(INFORMATION PROVIDED)

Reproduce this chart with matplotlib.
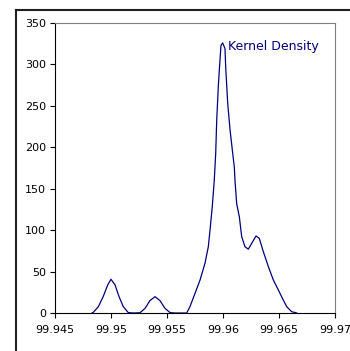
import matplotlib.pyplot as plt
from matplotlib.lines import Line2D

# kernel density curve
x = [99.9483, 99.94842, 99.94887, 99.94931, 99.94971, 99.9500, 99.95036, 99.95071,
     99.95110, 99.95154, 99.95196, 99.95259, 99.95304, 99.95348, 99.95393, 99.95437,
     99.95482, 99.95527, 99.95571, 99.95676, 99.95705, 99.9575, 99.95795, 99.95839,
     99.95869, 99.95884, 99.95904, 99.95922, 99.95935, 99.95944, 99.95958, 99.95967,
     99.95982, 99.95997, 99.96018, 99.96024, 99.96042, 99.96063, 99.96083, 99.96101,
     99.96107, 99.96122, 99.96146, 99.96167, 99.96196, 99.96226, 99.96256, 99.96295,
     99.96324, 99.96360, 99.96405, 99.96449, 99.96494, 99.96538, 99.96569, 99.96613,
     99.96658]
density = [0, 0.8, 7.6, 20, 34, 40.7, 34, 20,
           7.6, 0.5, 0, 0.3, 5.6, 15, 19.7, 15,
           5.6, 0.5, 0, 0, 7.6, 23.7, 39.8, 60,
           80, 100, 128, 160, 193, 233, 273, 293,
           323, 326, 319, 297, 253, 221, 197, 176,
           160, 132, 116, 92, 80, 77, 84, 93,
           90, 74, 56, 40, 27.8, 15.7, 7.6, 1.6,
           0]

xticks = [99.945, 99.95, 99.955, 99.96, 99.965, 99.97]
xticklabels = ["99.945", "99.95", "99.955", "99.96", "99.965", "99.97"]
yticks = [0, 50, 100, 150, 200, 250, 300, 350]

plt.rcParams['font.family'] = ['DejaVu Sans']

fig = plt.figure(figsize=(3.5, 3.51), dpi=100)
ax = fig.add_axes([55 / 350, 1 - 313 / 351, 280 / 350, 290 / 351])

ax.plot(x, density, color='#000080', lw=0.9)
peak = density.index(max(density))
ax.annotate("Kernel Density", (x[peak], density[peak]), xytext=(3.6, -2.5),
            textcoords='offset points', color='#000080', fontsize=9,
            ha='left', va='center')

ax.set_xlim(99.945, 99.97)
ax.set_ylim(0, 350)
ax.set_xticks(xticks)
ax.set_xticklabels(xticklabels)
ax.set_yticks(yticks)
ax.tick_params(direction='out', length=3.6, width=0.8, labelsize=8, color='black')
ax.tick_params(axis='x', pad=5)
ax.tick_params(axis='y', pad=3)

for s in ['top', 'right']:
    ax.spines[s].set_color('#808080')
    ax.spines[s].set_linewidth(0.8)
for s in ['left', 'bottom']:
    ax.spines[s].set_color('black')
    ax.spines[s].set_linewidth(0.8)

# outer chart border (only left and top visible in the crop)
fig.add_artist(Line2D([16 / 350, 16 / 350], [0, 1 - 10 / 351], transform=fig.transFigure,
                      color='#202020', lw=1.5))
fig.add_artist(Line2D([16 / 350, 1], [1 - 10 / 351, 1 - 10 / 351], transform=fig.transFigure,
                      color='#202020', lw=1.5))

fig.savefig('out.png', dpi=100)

(TASK DETAILS)
Reproduce each line word for word and drop the pictures.

(FINISHED ANSWER)
Reproduce this chart with matplotlib.
import matplotlib.pyplot as plt
from matplotlib.lines import Line2D

# kernel density curve
x = [99.9483, 99.94842, 99.94887, 99.94931, 99.94971, 99.9500, 99.95036, 99.95071,
     99.95110, 99.95154, 99.95196, 99.95259, 99.95304, 99.95348, 99.95393, 99.95437,
     99.95482, 99.95527, 99.95571, 99.95676, 99.95705, 99.9575, 99.95795, 99.95839,
     99.95869, 99.95884, 99.95904, 99.95922, 99.95935, 99.95944, 99.95958, 99.95967,
     99.95982, 99.95997, 99.96018, 99.96024, 99.96042, 99.96063, 99.96083, 99.96101,
     99.96107, 99.96122, 99.96146, 99.96167, 99.96196, 99.96226, 99.96256, 99.96295,
     99.96324, 99.96360, 99.96405, 99.96449, 99.96494, 99.96538, 99.96569, 99.96613,
     99.96658]
density = [0, 0.8, 7.6, 20, 34, 40.7, 34, 20,
           7.6, 0.5, 0, 0.3, 5.6, 15, 19.7, 15,
           5.6, 0.5, 0, 0, 7.6, 23.7, 39.8, 60,
           80, 100, 128, 160, 193, 233, 273, 293,
           323, 326, 319, 297, 253, 221, 197, 176,
           160, 132, 116, 92, 80, 77, 84, 93,
           90, 74, 56, 40, 27.8, 15.7, 7.6, 1.6,
           0]

xticks = [99.945, 99.95, 99.955, 99.96, 99.965, 99.97]
xticklabels = ["99.945", "99.95", "99.955", "99.96", "99.965", "99.97"]
yticks = [0, 50, 100, 150, 200, 250, 300, 350]

plt.rcParams['font.family'] = ['DejaVu Sans']

fig = plt.figure(figsize=(3.5, 3.51), dpi=100)
ax = fig.add_axes([55 / 350, 1 - 313 / 351, 280 / 350, 290 / 351])

ax.plot(x, density, color='#000080', lw=0.9)
peak = density.index(max(density))
ax.annotate("Kernel Density", (x[peak], density[peak]), xytext=(3.6, -2.5),
            textcoords='offset points', color='#000080', fontsize=9,
            ha='left', va='center')

ax.set_xlim(99.945, 99.97)
ax.set_ylim(0, 350)
ax.set_xticks(xticks)
ax.set_xticklabels(xticklabels)
ax.set_yticks(yticks)
ax.tick_params(direction='out', length=3.6, width=0.8, labelsize=8, color='black')
ax.tick_params(axis='x', pad=5)
ax.tick_params(axis='y', pad=3)

for s in ['top', 'right']:
    ax.spines[s].set_color('#808080')
    ax.spines[s].set_linewidth(0.8)
for s in ['left', 'bottom']:
    ax.spines[s].set_color('black')
    ax.spines[s].set_linewidth(0.8)

# outer chart border (only left and top visible in the crop)
fig.add_artist(Line2D([16 / 350, 16 / 350], [0, 1 - 10 / 351], transform=fig.transFigure,
                      color='#202020', lw=1.5))
fig.add_artist(Line2D([16 / 350, 1], [1 - 10 / 351, 1 - 10 / 351], transform=fig.transFigure,
                      color='#202020', lw=1.5))

fig.savefig('out.png', dpi=100)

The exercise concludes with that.